There are few guarantees in life, but if you are sure you cannot do something, you are right. Our vocal opposition was sure that merging Lewiston and Auburn won’t work even before we got organized. The glass they hold is always half-empty.

Clearly, the Lewiston and Auburn Joint Charter Commission has been conditional with words and careful with projections. We will not overstate or over-promise. With no authority to implement changes, we can only shine a light on what might be. Final decisions will rest with a future city council, hopefully one with a glass half-full mindset. Without condition, we are saying our future can be bright if we are One LA.

Short on facts? Hardly. A couple weeks ago we made public an 88-page study and a 16-page rationale for merging. Department-by-department, line-by-line, and job-by-job, we detail where money can be saved. Over a 10-year period those savings add up to at least $23 million — and as much $42 million or more as integration plays out in full. Our documented facts are posted at

A merger will require some one-time costs, but given a 26-month transition period and with the governor offering to support the joining of school districts, those costs will be manageable and pale in comparison to the millions of dollars saved year after year. It is a certainty, if we do not merge the cities, we will not find annual savings of $2.3 to $4.2 million. Taxes will rise at a faster rate, services will be reduced, or both.
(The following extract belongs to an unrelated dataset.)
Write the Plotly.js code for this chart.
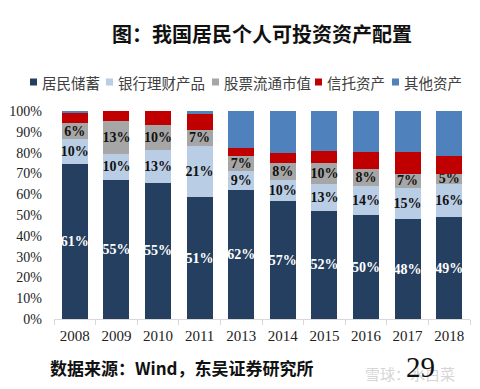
<!DOCTYPE html>
<html>
<head>
<meta charset="utf-8">
<script src="https://cdn.plot.ly/plotly-3.0.1.min.js"></script>
<style>html,body{margin:0;padding:0;background:#fff;}#chart{width:480px;height:389px;}</style>
</head>
<body>
<div id="chart"></div>
<script>
// ---- data ----
var years = ["2008","2009","2010","2011","2013","2014","2015","2016","2017","2018"];
var seriesNames = ["居民储蓄","银行理财产品","股票流通市值","信托资产","其他资产"];
var seriesColors = ["#243f60","#b9cde5","#a6a6a6","#c00000","#4f81bd"];
// bar segment heights (%), as drawn
var savings   = [74.6, 67.0, 65.4, 58.5, 61.8, 56.5, 52.0, 50.0, 48.0, 49.0];
var wealthMgmt= [12.0, 12.4, 15.7, 24.5,  9.2, 10.5, 13.1, 14.1, 15.0, 16.1];
var stocks    = [ 7.4, 15.7, 12.1,  8.1,  7.2,  8.0,  9.9,  8.0,  6.9,  4.8];
var trust     = [ 5.1,  4.9,  6.8,  7.7,  4.1,  4.9,  6.0,  8.0, 10.2,  8.3];
var others    = [ 0.9,  0.0,  0.0,  1.2, 17.7, 20.1, 19.0, 19.9, 19.9, 21.8];
// printed data labels
var savingsLabels = ["61%","55%","55%","51%","62%","57%","52%","50%","48%","49%"];
var wealthLabels  = ["10%","10%","13%","21%","9%","10%","13%","14%","15%","16%"];
var stockLabels   = ["6%","13%","10%","7%","7%","8%","10%","8%","7%","5%"];
var titleText = "图：我国居民个人可投资资产配置";
var sourceText = "数据来源：Wind，东吴证券研究所";
var pageNumber = "29";
var watermark = "雪球：水白菜";

// ---- layout geometry ----
var W = 480, H = 389;
var L = 54, R = 470, T = 111, B = 319;
function px(x){ return (x - L) / (R - L); }
function py(y){ return (B - y) / (B - T); }

var serif = "Liberation Serif, Times New Roman, serif";
var cjk = "Noto Sans CJK SC, sans-serif";

var values = [savings, wealthMgmt, stocks, trust, others];
var labels = [savingsLabels, wealthLabels, stockLabels, null, null];
var labelColors = ["#ffffff","#111111","#111111","#111111","#111111"];

var traces = values.map(function(v, i){
  var t = {
    type: "bar", x: years, y: v, name: seriesNames[i],
    marker: {color: seriesColors[i], line: {width: 0}},
    hoverinfo: "skip", showlegend: false
  };
  if (labels[i]) {
    t.text = labels[i];
    t.textposition = "inside";
    t.insidetextanchor = "middle";
    t.constraintext = "none";
    t.textangle = 0;
    t.insidetextfont = {family: serif, size: 14, color: labelColors[i], weight: 700};
    t.texttemplate = "<b>%{text}</b>";
  } else {
    t.textposition = "none";
  }
  return t;
});

// custom legend (tight, single row)
var legendX = [30, 106, 212, 315, 392];
var legendY = 82;
var shapes = [];
var annotations = [];
seriesNames.forEach(function(n, i){
  shapes.push({type: "rect", xref: "paper", yref: "paper",
    x0: px(legendX[i]), x1: px(legendX[i] + 7),
    y0: py(legendY + 3.5), y1: py(legendY - 3.5),
    fillcolor: seriesColors[i], line: {width: 0}});
  annotations.push({xref: "paper", yref: "paper", x: px(legendX[i] + 10), y: py(legendY),
    xanchor: "left", yanchor: "middle", showarrow: false, text: n,
    font: {family: cjk, size: 14.5, color: "#404040"}});
});
annotations.push({xref: "paper", yref: "paper", x: px(48), y: py(367),
  xanchor: "left", yanchor: "middle", showarrow: false, text: "<b>" + sourceText + "</b>",
  font: {family: cjk, size: 17, color: "#111111"}});
annotations.push({xref: "paper", yref: "paper", x: px(410), y: py(373),
  xanchor: "center", yanchor: "middle", showarrow: false, text: watermark,
  font: {family: cjk, size: 15, color: "#d6d6d6"}});
annotations.push({xref: "paper", yref: "paper", x: px(420), y: py(367),
  xanchor: "center", yanchor: "middle", showarrow: false, text: pageNumber,
  font: {family: serif, size: 29, color: "#111111"}});

var layout = {
  width: W, height: H,
  margin: {l: L, r: W - R, t: T, b: H - B, pad: 0},
  paper_bgcolor: "#ffffff", plot_bgcolor: "#ffffff",
  barmode: "stack", bargap: 0.375,
  showlegend: false,
  title: {text: "<b>" + titleText + "</b>", x: 262 / W, xanchor: "center",
    y: 1 - 35 / H, yanchor: "middle", yref: "container", xref: "container",
    font: {family: cjk, size: 20, color: "#111111"}},
  xaxis: {type: "category", tickson: "boundaries", ticks: "outside", ticklen: 5,
    tickcolor: "#d9d9d9", showline: true, linecolor: "#d9d9d9", linewidth: 1,
    showgrid: false, zeroline: false, ticklabelstandoff: 3,
    tickfont: {family: serif, size: 15, color: "#222222"}},
  yaxis: {range: [0, 100], dtick: 10, ticksuffix: "%", showgrid: false, zeroline: false,
    showline: false, ticks: "", ticklabelstandoff: 11,
    tickfont: {family: serif, size: 14, color: "#222222"}},
  shapes: shapes,
  annotations: annotations
};

Plotly.newPlot("chart", traces, layout, {staticPlot: true, displayModeBar: false});
</script>
</body>
</html>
When it comes to a success model, we have referred to the Princeton, New Jersey, merger because it was recent, a similar-sized community and a big success. We used the same consultant to help us here, and we have taken advice from people who were directly part of their process. A friend of mine who lives in Princeton enthused that the merger “has been great for cost savings and improved services.” Want more facts? Read “A Tale Of Two Tigers: Princeton’s Historic Consolidation.”

Our opponents acknowledge the very real demographic and economic headwinds we face in the years ahead. They also express frustration about excessive city bureaucracies and ineffective agencies. OK, now what? Certainly, staying with the status quo can’t be the answer.


Our initiative is not about erasing a cherished invisible border, and we’re not dealing in emotion. It is about rethinking how our new city is organized and re-engineering how work is done — that is — making our government more efficient and effective. Without the requirement to combine, what will change? It is precisely because of no action by city councils, even after three consolidation studies during two decades, that our Commission is taking this directly to the people in November.

Particularly worrisome is that the Twin Cities are actually moving away from each other, with Auburn’s abandoning joint economic development being one significant example. Given our financial and economic challenges, does it make sense for a city of 23,000 that sits next to a city of 36,000 to be in competition with each other?

In the end, the choice will come down to our being two rival cities or one city that rivals others.

When he was in town a few weeks ago, George Mitchell said, “You have to stop thinking of your grandfather and start thinking of your grandchildren.” Some are wrapped in warm remembrances of a past, when we shopped on Lisbon Street and our factories churned out bedspreads and shoes for the world. That time is gone, and it is not coming back. We hope that most people understand the necessity of looking forward and preparing for what will be.

Through our work, we learned and project that we can be one community with one vision, where everyone is pulling in the same direction. As a city of nearly 60,000 we can raise our stature and change how others see and react to us. We can have an efficient city that saves money and delivers quality services — and where a safe city is made safer.

Focused and not competing, we can push through our headwinds for economic growth and quality jobs. To attract the talented people who attract the businesses that create the jobs that bring growth and an elevated quality of life, which, in turn, attract more talent, we can — we must — reinvent and revitalize our schools so that they are the best in Maine.


The fact is we have presented a model for how Lewiston and Auburn can have more jobs, better schools and safer streets. LA can be Maine’s best place to live, learn, work and play.

We can if we are One LA.

Gene Geiger is chairman of the Lewiston and Auburn Joint Charter Commission.